Four of the five new awards granted by the Tennessee Higher Education Commission will fund Science, Technology, Engineering, and Mathematics (STEM) education projects to improve teacher education. Improving STEM education is a national goal, a duty taken on by The SimCenter: The National Center for Computational Engineering at UTC. Computational engineering Ph.D. candidate Vince Betro, a former Hamilton County school teacher, volunteers to promote STEM education by reaching out to local schools.
Betro, who teaches UTC mathematics classes as an adjunct faculty member and is a full time graduate assistant at the SimCenter, holds a teaching certificate and worked as a public school teacher for three years in Hamilton County and Meigs County schools.
He assists the Center for Community Career Education at UTC, which has been bringing students from Tyner Middle, Normal Park Middle, Central HS, Brown Academy to the UTC campus since 2008.

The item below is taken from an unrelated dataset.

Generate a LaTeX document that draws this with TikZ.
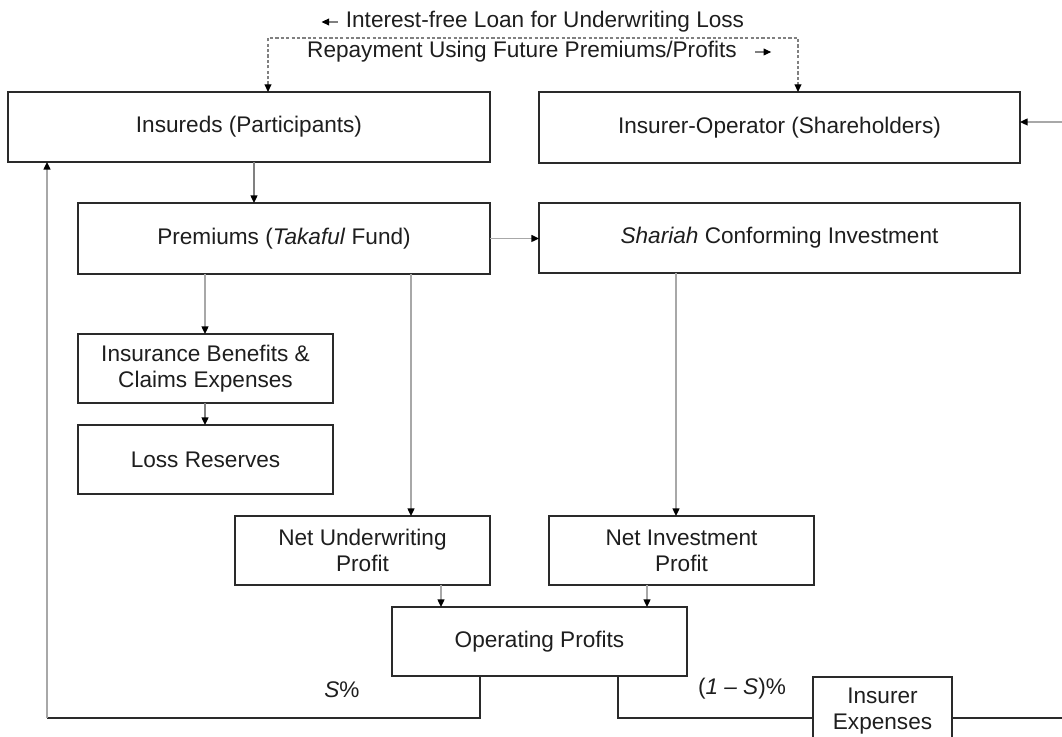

“I have taken the students through real engineering labs, the super computer at the SimCenter, and the hydrogen fuel cell facility to get hands on experience with what they can do if they work hard to attain a strong math and science background in elementary, middle, and high school. We do everything from tie algebra skills to computational simulation, teach scientific reasoning through simple experiments, and try to get the kids excited about what lies beyond the often difficult, seemingly singular mathematics they are learning,” Betro said.
Similarly, Betro has worked with the Society of Women Engineers (SWE) and the Girl Scouts through their “Engineering a Future” program, and he also worked with the National Society of Black Engineers (NSBE) on an ACT Prep workshop in Math in March.
Although the state of Tennessee demands standardized testing in math and science, Betro says those tests are not necessarily the best predictor of the way students will internalize and synthesize the concepts needed to pursue a career in math and science.
“The need to get students excited about these subjects so that they take the time to practice basic skills, think scientifically, and actually internalize these concepts is great because we need a new generation of thinkers to help our nation grow scientifically and solve its own problems,” Betro said. “This must begin very early, as much of the internal cerebral wiring is put in place while these students are in elementary school, as the studies have shown.”